WRITTEN PROBLEM: Write out the listing from the line with "Emit a Python" to the line with "import plotly.graph_objects as go", both lines included, exactly and nothing beyond. Leave pictures out.

Figure scripts:

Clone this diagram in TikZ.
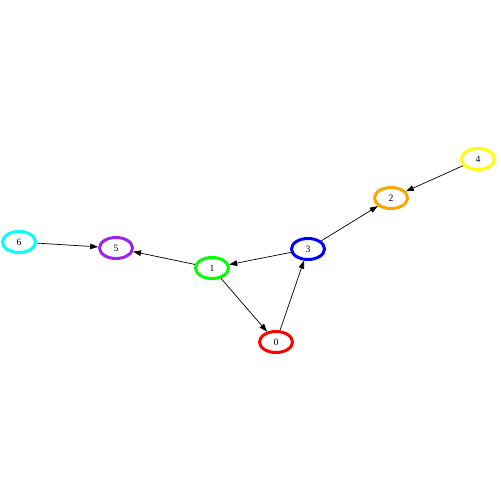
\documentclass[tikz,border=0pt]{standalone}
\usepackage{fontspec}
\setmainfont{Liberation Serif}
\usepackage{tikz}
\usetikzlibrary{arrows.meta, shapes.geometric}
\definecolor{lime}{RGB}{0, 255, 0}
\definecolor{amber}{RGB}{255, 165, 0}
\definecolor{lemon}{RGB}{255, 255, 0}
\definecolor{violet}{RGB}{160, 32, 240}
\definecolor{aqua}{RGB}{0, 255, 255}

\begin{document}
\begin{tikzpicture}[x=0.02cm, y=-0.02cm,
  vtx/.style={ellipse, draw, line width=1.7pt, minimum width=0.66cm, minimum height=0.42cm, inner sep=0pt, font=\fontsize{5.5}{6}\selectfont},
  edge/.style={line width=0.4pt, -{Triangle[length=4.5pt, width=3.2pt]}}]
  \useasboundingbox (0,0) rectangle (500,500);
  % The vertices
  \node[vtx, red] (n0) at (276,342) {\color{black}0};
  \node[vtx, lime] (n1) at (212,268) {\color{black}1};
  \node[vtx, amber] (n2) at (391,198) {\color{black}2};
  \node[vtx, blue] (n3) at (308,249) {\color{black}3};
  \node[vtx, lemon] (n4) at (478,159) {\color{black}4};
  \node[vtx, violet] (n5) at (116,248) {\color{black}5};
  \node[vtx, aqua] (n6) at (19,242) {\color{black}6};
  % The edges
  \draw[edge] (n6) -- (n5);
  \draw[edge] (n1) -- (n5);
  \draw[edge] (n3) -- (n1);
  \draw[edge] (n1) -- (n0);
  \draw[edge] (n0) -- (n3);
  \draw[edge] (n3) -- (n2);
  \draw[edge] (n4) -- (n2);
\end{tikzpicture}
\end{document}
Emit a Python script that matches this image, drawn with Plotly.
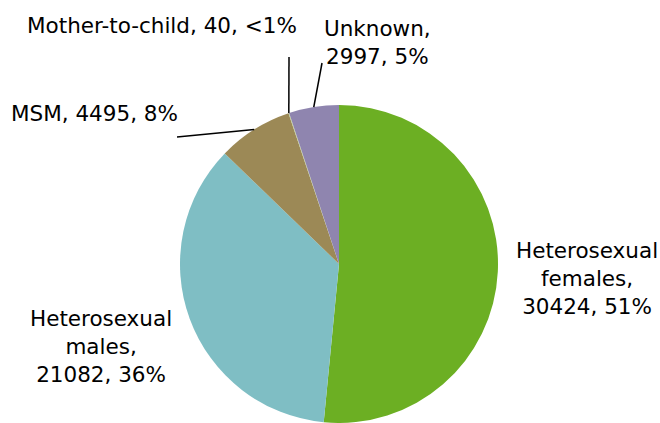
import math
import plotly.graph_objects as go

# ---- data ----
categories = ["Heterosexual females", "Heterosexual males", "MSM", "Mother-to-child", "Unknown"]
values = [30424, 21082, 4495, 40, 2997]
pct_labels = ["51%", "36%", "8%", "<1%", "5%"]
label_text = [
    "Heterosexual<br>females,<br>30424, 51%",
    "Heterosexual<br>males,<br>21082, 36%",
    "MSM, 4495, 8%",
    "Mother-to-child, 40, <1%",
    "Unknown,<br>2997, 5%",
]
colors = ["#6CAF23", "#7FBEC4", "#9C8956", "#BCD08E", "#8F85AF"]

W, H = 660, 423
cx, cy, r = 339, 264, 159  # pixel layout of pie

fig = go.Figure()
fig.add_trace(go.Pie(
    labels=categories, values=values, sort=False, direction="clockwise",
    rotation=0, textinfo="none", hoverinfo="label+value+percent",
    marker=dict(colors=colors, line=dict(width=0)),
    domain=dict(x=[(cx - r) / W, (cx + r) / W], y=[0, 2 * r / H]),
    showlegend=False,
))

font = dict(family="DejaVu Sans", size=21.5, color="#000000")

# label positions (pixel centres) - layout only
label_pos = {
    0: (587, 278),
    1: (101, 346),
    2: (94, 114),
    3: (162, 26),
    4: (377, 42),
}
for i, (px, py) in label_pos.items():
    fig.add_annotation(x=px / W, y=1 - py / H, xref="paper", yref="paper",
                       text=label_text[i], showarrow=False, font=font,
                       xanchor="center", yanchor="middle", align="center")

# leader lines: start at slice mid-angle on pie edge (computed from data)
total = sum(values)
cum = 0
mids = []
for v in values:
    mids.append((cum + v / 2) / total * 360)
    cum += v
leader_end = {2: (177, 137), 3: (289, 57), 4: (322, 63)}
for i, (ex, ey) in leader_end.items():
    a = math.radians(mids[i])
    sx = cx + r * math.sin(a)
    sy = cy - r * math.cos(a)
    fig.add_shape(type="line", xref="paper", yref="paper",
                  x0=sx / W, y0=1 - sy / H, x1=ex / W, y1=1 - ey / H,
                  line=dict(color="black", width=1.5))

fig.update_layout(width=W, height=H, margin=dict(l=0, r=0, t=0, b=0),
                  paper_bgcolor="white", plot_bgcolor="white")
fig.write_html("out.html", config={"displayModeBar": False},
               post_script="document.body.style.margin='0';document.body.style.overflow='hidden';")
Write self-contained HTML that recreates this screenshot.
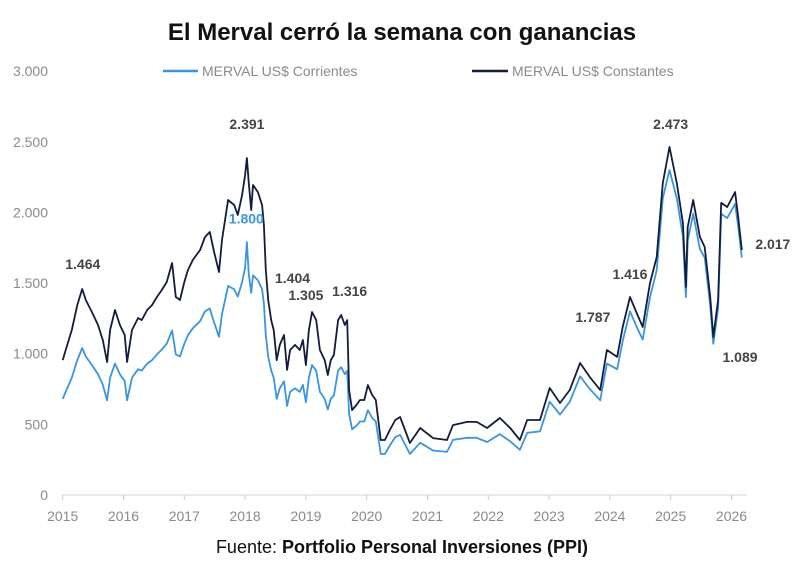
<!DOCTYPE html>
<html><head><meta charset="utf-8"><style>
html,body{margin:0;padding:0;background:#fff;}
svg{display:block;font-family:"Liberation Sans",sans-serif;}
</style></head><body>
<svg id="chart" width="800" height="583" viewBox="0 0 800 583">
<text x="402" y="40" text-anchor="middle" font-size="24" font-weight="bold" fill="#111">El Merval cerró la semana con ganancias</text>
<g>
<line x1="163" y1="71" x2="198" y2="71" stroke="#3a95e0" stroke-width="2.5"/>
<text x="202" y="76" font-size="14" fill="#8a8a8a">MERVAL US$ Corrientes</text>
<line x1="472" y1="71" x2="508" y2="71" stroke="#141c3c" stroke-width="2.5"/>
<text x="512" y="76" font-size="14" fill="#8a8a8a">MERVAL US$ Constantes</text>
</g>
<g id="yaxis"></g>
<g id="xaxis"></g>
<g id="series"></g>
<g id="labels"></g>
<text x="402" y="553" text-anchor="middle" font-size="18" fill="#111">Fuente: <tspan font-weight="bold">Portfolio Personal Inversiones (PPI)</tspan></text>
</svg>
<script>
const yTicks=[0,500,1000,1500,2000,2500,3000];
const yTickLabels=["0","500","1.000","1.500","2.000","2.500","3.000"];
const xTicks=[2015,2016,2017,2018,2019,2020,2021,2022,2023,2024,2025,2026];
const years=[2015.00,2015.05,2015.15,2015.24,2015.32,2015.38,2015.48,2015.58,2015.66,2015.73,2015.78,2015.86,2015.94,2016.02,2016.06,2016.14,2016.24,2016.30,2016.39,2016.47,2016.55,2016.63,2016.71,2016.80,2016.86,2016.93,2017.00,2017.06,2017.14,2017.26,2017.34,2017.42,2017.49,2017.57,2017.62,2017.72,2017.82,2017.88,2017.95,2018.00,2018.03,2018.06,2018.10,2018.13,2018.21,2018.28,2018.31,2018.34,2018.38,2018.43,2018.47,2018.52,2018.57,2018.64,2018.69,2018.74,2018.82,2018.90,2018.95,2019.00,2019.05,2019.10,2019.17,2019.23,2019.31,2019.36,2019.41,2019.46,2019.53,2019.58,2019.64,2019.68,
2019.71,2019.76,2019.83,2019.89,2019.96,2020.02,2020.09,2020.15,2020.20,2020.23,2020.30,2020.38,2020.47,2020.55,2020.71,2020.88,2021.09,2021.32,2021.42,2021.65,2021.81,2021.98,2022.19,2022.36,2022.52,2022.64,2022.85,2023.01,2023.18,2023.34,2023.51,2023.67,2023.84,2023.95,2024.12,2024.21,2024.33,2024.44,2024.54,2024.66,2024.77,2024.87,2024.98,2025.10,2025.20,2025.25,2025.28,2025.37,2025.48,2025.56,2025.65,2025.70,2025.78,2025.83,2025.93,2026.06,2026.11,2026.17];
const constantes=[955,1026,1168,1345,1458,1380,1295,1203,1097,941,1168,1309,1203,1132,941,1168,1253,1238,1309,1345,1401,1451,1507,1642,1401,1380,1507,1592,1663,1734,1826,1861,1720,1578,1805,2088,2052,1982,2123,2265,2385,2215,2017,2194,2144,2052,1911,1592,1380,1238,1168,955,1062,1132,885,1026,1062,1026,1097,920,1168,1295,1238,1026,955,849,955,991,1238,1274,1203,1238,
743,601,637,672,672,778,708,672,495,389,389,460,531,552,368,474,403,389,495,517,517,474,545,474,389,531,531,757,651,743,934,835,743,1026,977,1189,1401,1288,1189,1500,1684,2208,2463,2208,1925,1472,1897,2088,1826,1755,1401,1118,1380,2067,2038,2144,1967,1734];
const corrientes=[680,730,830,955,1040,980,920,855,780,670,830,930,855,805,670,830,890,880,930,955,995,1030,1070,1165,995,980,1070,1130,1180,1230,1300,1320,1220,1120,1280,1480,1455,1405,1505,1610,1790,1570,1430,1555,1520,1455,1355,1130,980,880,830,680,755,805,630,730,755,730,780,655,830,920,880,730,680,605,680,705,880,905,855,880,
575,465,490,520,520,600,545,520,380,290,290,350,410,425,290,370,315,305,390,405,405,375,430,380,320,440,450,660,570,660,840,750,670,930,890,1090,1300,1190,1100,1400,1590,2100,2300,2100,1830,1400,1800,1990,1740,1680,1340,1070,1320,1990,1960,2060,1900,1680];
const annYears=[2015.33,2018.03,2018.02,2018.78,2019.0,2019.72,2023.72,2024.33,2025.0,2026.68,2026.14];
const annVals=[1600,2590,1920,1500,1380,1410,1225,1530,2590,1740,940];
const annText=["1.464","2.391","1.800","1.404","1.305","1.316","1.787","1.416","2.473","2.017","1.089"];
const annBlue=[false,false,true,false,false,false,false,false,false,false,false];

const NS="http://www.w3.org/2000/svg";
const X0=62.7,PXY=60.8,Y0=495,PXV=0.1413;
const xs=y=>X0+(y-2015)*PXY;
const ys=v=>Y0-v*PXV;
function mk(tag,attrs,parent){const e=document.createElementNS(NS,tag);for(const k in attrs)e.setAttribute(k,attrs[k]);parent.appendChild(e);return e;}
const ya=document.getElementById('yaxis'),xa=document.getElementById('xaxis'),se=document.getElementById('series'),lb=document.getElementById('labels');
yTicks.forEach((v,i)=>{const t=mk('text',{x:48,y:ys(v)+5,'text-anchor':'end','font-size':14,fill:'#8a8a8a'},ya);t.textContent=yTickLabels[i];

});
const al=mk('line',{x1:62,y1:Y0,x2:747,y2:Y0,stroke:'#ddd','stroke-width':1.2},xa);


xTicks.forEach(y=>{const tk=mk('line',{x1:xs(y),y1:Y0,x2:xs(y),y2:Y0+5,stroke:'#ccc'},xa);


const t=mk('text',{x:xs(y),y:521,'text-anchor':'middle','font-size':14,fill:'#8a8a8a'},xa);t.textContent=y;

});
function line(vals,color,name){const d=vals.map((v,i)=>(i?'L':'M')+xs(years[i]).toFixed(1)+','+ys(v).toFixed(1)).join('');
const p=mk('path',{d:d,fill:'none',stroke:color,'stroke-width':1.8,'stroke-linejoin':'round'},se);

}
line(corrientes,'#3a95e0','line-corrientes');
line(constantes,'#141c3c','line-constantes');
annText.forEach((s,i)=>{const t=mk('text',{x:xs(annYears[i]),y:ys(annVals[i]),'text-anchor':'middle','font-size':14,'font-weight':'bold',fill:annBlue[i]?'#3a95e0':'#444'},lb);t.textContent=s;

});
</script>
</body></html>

PROBLEM SOLUTION:
Emit a Python script that matches this image, drawn with Plotly.
import math
import plotly.graph_objects as go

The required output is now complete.